Packs normally hunt once a day, but will hunt more often if the group is large or if there are pups to be fed. Prey size also influences the number of hunts—a wildebeest obviously will satisfy more dogs than will a gazelle. Wild dogs will prey upon a wide array of animals but are best at hunting small to medium-sized antelopes, such as the red lechwe. In bushed and wooded habitats, they will take down warthog and even young kudu. Such species constitute most of their kills, though given the chance they will also catch antelope fawns, hatchlings, hares and other small animals. Large antelopes, such as eland, are rarely taken, and only by very large packs.

Wild dogs have suffered unfair persecution in the past. There was misconception that they are cruel creatures and even vermin; however, in reality, wild dogs are the most efficient of all African predators and the most social of all mammals. Single living dogs simply would have no chance of survival. Their success depends on the sociality of the pack.
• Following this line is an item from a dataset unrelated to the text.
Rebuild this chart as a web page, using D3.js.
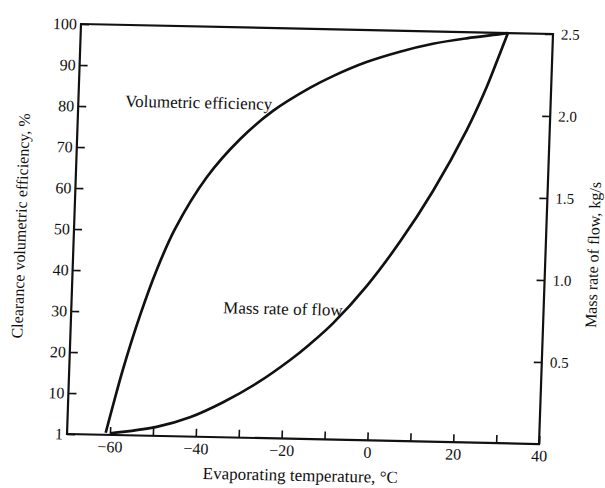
<!DOCTYPE html>
<html>
<head>
<meta charset="utf-8">
<script src="https://cdn.jsdelivr.net/npm/d3@7"></script>
<style>
  html, body { margin: 0; padding: 0; background: #fff; }
  svg { display: block; }
</style>
</head>
<body>
<script>
// ---- data ----
const effTemps   = [-61, -59.5, -57.5, -53.9, -50.4, -46.5, -39.5, -32, -24.6, -16.2, -10.9, -3.2, 4.5, 12.1, 19.9, 27.7, 29.5];
const effValues  = [0.5, 7.3, 16.0, 29.4, 40.5, 50.5, 63.3, 72.8, 79.8, 85.6, 88.6, 92.2, 94.9, 97.0, 98.5, 99.7, 100];
const flowTemps  = [-60, -49.2, -41.5, -33.9, -26.2, -18.7, -14.1, -8.9, -1.4, 6.0, 13.3, 20.7, 25.0, 27.8, 29.5];
const flowValues = [0.01, 0.055, 0.118, 0.214, 0.334, 0.478, 0.58, 0.71, 0.94, 1.214, 1.528, 1.905, 2.17, 2.375, 2.5];

const leftTickValues  = [0, 10, 20, 30, 40, 50, 60, 70, 80, 90, 100];
const leftTickLabels  = ["1", "10", "20", "30", "40", "50", "60", "70", "80", "90", "100"];
const rightTickValues = [0.5, 1.0, 1.5, 2.0, 2.5];
const rightTickLabels = ["0.5", "1.0", "1.5", "2.0", "2.5"];
const bottomTickValues = [-60, -50, -40, -30, -20, -10, 0, 10, 20, 30, 40];
const bottomTickLabels = ["\u221260", "", "\u221240", "", "\u221220", "", "0", "", "20", "", "40"];

const xTitle = "Evaporating temperature, \u00B0C";
const yLeftTitle = "Clearance volumetric efficiency, %";
const yRightTitle = "Mass rate of flow, kg/s";
const effLabel = "Volumetric efficiency";
const flowLabel = "Mass rate of flow";

// ---- layout ----
const width = 605, height = 488;
const W = 472, H = 410;
const font = "'Liberation Serif', 'Times New Roman', serif";
const ink = "#111";

const svg = d3.select("body").append("svg")
  .attr("width", width).attr("height", height);
svg.append("rect").attr("width", width).attr("height", height).attr("fill", "#fff");

// scanned page is slightly skewed
const g = svg.append("g").attr("transform", "matrix(1,0.0212,-0.0341,1,81,24)");

const x = d3.scaleLinear().domain([-70, 40]).range([0, W]);
const yL = d3.scaleLinear().domain([0, 100]).range([H, 0]);
const yR = d3.scaleLinear().domain([0, 2.5]).range([H, 0]);

function styleAxis(sel, size) {
  sel.select(".domain").remove();
  sel.attr("font-family", font).attr("font-size", size);
  sel.selectAll(".tick line").attr("stroke", ink).attr("stroke-width", 1.6);
  sel.selectAll(".tick text").attr("fill", ink);
}

g.append("g")
  .call(d3.axisLeft(yL).tickValues(leftTickValues)
    .tickFormat((d, i) => leftTickLabels[i]).tickSize(-8).tickPadding(4))
  .call(s => styleAxis(s, 16));

g.append("g").attr("transform", `translate(${W},0)`)
  .call(d3.axisRight(yR).tickValues(rightTickValues)
    .tickFormat((d, i) => rightTickLabels[i]).tickSize(-8).tickPadding(8))
  .call(s => styleAxis(s, 15));

g.append("g").attr("transform", `translate(0,${H})`)
  .call(d3.axisBottom(x).tickValues(bottomTickValues)
    .tickFormat((d, i) => bottomTickLabels[i]).tickSize(-8).tickPadding(6))
  .call(s => styleAxis(s, 16));

// frame
g.append("rect").attr("x", 0).attr("y", 0).attr("width", W).attr("height", H)
  .attr("fill", "none").attr("stroke", ink).attr("stroke-width", 2.2);

// curves
const effLine = d3.line().x((d, i) => x(effTemps[i])).y(d => yL(d)).curve(d3.curveCatmullRom.alpha(0.5));
const flowLine = d3.line().x((d, i) => x(flowTemps[i])).y(d => yR(d)).curve(d3.curveCatmullRom.alpha(0.5));

g.append("path").attr("d", effLine(effValues))
  .attr("fill", "none").attr("stroke", ink).attr("stroke-width", 2.7);
g.append("path").attr("d", flowLine(flowValues))
  .attr("fill", "none").attr("stroke", ink).attr("stroke-width", 2.7);

// curve labels
g.append("text").attr("x", 46.7).attr("y", 81.7)
  .attr("font-family", font).attr("font-size", 17).attr("fill", ink).text(effLabel);
g.append("text").attr("x", 151.8).attr("y", 286)
  .attr("font-family", font).attr("font-size", 17).attr("fill", ink).text(flowLabel);

// axis titles
g.append("text").attr("x", 234.5).attr("y", 452).attr("text-anchor", "middle")
  .attr("font-family", font).attr("font-size", 17).attr("fill", ink).text(xTitle);
g.append("text").attr("transform", "translate(-48,203) rotate(-90)").attr("text-anchor", "middle")
  .attr("font-family", font).attr("font-size", 16).attr("fill", ink).text(yLeftTitle);
g.append("text").attr("transform", "translate(525,220) rotate(-90)").attr("text-anchor", "middle")
  .attr("font-family", font).attr("font-size", 16).attr("fill", ink).text(yRightTitle);
</script>
</body>
</html>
Dogs will also kill until all dogs, young and old, sick and healthy, have eaten.


Like their hunting behavior, the breeding system for wild dogs is an example of remarkable cooperation. In each pack, only the dominant pair breeds while the other dogs help to rear their offspring. This is done for the good of the pack, since all of the dogs are related. Only the strongest genes are passed on. Breeding takes place in the middle of winter in the Okavango Delta, and this is the only time that dogs become sedentary. The gestation period lasts approximately 10 weeks, and the dominant female whelps in a den.

For the first two weeks, the female suckles the litter, spending long periods underground with the pups. After those two weeks, the pups make their first unsteady foray outside, and begin to feed on meat regurgitated for them by all of the pack members. Within six weeks or so, the pups feed on their own with the rest of the pack.